EXCERPTED DATA =>
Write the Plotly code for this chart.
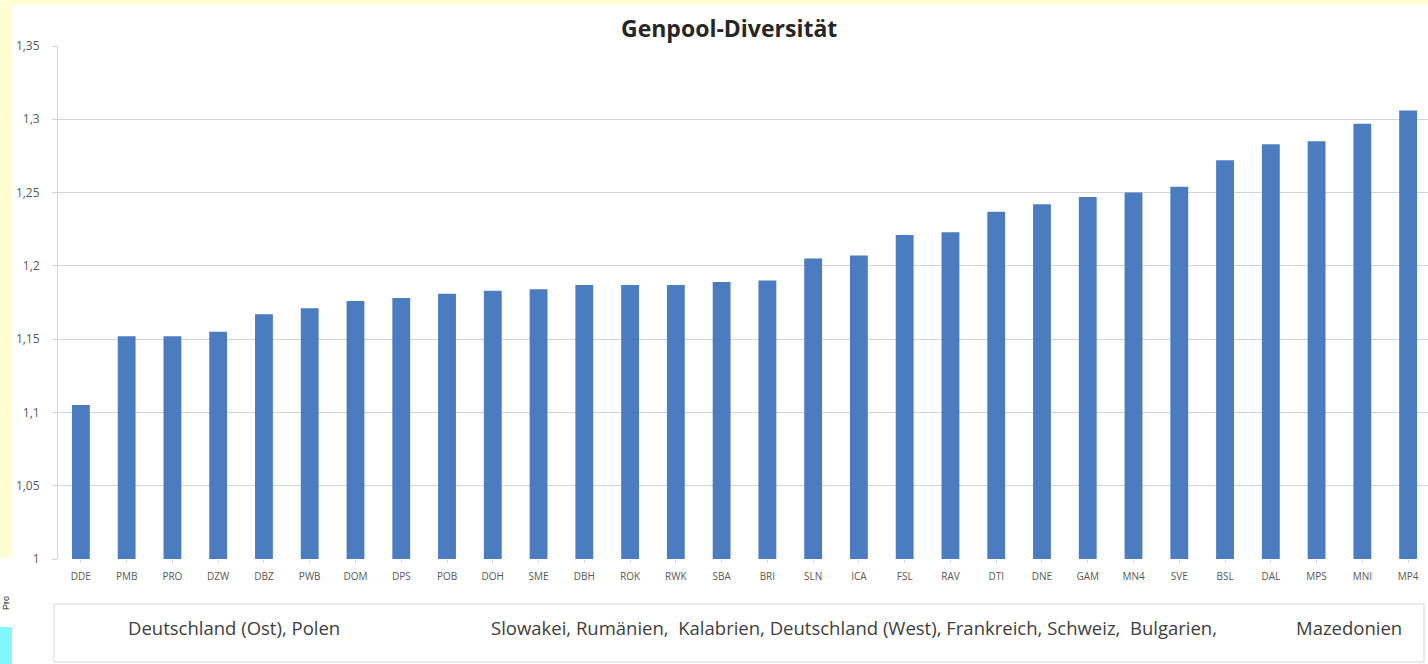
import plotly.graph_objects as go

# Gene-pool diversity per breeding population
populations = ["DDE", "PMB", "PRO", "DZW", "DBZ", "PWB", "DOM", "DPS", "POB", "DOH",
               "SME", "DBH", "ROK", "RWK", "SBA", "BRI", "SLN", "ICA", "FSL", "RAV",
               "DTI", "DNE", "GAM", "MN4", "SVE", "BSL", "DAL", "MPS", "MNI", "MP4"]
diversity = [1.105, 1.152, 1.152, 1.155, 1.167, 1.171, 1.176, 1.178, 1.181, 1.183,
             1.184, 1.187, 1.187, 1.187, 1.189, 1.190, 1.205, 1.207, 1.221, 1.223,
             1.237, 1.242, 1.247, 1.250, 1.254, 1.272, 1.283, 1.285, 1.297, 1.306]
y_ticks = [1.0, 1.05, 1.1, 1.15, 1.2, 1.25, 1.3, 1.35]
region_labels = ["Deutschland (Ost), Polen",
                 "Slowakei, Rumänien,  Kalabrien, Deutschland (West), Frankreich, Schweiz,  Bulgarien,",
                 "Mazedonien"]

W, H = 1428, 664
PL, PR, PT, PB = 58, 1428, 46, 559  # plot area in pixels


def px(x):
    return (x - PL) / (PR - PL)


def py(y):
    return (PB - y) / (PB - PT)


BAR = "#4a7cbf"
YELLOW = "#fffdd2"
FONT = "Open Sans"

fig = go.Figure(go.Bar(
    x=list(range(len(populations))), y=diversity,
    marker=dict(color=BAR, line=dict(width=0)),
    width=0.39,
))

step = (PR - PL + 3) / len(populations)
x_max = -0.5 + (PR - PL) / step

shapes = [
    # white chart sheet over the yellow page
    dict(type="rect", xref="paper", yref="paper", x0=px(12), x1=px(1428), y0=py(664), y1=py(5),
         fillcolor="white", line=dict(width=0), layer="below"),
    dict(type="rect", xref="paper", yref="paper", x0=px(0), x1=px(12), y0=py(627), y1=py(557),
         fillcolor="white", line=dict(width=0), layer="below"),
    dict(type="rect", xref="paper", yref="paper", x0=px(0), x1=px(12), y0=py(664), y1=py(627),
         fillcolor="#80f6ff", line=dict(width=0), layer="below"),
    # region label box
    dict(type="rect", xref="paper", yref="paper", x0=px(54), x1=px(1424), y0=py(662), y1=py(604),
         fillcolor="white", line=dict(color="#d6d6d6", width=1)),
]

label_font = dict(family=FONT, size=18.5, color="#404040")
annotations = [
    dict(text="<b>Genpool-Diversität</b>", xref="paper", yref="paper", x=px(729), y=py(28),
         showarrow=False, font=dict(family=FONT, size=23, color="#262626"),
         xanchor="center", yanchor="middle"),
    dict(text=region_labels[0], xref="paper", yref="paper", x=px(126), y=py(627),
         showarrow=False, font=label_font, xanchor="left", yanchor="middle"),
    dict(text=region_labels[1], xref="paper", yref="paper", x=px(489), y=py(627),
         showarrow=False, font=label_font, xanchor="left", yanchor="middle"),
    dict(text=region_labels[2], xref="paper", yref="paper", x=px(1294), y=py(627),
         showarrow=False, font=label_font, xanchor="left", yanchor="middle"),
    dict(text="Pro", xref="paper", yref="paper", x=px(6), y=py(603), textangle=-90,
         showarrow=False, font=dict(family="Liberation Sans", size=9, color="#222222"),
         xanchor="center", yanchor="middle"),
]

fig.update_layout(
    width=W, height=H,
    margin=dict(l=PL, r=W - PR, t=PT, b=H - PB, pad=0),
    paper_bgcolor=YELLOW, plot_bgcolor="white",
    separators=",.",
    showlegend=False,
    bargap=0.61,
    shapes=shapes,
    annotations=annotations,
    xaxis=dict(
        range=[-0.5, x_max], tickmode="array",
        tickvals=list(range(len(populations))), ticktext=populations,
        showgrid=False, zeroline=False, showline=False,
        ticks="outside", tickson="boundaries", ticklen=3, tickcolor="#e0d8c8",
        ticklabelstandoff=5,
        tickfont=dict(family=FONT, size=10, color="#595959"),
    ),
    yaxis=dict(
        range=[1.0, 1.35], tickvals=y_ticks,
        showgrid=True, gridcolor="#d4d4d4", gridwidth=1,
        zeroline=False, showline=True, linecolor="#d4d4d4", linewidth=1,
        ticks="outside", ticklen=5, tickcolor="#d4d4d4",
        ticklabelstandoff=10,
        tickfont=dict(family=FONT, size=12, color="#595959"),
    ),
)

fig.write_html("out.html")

...

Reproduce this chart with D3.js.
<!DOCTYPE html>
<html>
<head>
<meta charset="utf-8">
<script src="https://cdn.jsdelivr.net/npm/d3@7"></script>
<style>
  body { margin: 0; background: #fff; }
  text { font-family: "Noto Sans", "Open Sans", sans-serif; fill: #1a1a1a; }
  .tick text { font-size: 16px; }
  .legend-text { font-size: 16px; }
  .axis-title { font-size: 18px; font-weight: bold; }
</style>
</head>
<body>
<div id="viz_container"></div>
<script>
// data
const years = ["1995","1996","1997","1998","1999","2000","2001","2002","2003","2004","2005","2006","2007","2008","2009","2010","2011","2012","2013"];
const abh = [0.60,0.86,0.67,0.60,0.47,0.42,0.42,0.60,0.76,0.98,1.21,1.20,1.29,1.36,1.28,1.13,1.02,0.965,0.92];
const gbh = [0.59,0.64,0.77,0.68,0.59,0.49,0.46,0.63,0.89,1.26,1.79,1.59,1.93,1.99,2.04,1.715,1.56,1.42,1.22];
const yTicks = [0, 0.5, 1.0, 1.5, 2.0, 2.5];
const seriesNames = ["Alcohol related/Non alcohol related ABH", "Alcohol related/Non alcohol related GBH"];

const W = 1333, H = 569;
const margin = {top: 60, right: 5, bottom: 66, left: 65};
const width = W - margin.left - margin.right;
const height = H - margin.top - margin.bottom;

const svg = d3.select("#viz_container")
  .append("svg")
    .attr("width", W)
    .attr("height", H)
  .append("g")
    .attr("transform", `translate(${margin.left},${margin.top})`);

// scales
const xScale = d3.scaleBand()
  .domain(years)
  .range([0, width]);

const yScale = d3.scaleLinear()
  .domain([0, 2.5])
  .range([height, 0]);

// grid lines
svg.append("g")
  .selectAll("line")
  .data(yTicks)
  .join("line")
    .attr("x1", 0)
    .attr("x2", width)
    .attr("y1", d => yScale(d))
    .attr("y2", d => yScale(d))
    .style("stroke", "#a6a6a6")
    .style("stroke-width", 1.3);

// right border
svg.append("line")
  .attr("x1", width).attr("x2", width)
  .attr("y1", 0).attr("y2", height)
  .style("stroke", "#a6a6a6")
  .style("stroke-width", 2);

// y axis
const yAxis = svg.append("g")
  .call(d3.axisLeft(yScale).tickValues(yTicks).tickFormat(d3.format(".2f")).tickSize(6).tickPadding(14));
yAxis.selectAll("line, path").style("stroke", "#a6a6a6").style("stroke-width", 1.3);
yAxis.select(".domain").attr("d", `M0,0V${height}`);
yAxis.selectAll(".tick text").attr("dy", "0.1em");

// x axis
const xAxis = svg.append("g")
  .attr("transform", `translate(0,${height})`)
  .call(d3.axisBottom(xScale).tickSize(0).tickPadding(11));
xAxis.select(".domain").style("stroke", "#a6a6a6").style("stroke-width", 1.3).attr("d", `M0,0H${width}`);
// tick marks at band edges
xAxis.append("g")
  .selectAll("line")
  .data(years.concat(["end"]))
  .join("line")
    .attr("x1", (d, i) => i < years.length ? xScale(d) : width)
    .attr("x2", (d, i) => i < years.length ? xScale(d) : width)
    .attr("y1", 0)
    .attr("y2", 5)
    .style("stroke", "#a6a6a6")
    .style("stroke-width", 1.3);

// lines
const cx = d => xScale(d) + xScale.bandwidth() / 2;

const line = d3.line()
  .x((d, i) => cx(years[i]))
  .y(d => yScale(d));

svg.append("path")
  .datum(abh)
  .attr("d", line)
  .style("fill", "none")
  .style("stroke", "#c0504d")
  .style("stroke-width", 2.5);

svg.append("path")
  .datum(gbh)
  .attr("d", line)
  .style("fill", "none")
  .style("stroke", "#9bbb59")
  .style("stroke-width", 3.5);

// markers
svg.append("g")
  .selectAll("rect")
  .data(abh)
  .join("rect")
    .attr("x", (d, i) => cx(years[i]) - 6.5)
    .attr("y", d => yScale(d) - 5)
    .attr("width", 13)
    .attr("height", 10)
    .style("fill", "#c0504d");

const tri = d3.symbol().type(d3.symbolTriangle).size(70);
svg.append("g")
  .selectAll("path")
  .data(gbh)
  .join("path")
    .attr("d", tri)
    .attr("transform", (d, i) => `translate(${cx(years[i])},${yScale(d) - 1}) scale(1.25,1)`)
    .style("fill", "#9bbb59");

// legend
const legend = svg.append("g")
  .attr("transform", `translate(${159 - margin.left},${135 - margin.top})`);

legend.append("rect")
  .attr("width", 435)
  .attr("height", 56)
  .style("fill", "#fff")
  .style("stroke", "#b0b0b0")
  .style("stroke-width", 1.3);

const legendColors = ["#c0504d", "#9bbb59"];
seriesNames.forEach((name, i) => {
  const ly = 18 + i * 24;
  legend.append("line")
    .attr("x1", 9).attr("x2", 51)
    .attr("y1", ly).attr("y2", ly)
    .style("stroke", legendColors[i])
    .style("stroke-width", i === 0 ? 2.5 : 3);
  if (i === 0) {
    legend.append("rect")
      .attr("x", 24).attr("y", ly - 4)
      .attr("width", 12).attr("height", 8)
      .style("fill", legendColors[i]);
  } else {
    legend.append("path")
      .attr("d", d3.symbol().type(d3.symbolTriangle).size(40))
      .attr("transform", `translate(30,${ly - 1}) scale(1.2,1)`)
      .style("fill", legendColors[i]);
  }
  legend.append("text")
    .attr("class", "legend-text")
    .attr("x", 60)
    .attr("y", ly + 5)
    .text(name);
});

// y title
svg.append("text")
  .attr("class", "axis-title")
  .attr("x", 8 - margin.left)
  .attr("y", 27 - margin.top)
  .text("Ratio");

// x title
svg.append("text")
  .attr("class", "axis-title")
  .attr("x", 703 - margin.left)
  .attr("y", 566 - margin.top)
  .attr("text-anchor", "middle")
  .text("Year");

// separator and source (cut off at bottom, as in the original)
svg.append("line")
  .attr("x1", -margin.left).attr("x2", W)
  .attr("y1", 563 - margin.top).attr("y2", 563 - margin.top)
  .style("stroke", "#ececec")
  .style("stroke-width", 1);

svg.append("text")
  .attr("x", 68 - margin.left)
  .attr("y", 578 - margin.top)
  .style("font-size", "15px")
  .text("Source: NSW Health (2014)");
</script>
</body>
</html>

EXERCISE INSTRUCTIONS =>
Your task is to print the lines from the one containing "Reproduce this chart with D3.js." through the one containing "const height = H", exactly and with nothing added.

SOLUTION TO THIS EXERCISE =>
Reproduce this chart with D3.js.
<!DOCTYPE html>
<html>
<head>
<meta charset="utf-8">
<script src="https://cdn.jsdelivr.net/npm/d3@7"></script>
<style>
  body { margin: 0; background: #fff; }
  text { font-family: "Noto Sans", "Open Sans", sans-serif; fill: #1a1a1a; }
  .tick text { font-size: 16px; }
  .legend-text { font-size: 16px; }
  .axis-title { font-size: 18px; font-weight: bold; }
</style>
</head>
<body>
<div id="viz_container"></div>
<script>
// data
const years = ["1995","1996","1997","1998","1999","2000","2001","2002","2003","2004","2005","2006","2007","2008","2009","2010","2011","2012","2013"];
const abh = [0.60,0.86,0.67,0.60,0.47,0.42,0.42,0.60,0.76,0.98,1.21,1.20,1.29,1.36,1.28,1.13,1.02,0.965,0.92];
const gbh = [0.59,0.64,0.77,0.68,0.59,0.49,0.46,0.63,0.89,1.26,1.79,1.59,1.93,1.99,2.04,1.715,1.56,1.42,1.22];
const yTicks = [0, 0.5, 1.0, 1.5, 2.0, 2.5];
const seriesNames = ["Alcohol related/Non alcohol related ABH", "Alcohol related/Non alcohol related GBH"];

const W = 1333, H = 569;
const margin = {top: 60, right: 5, bottom: 66, left: 65};
const width = W - margin.left - margin.right;
const height = H - margin.top - margin.bottom;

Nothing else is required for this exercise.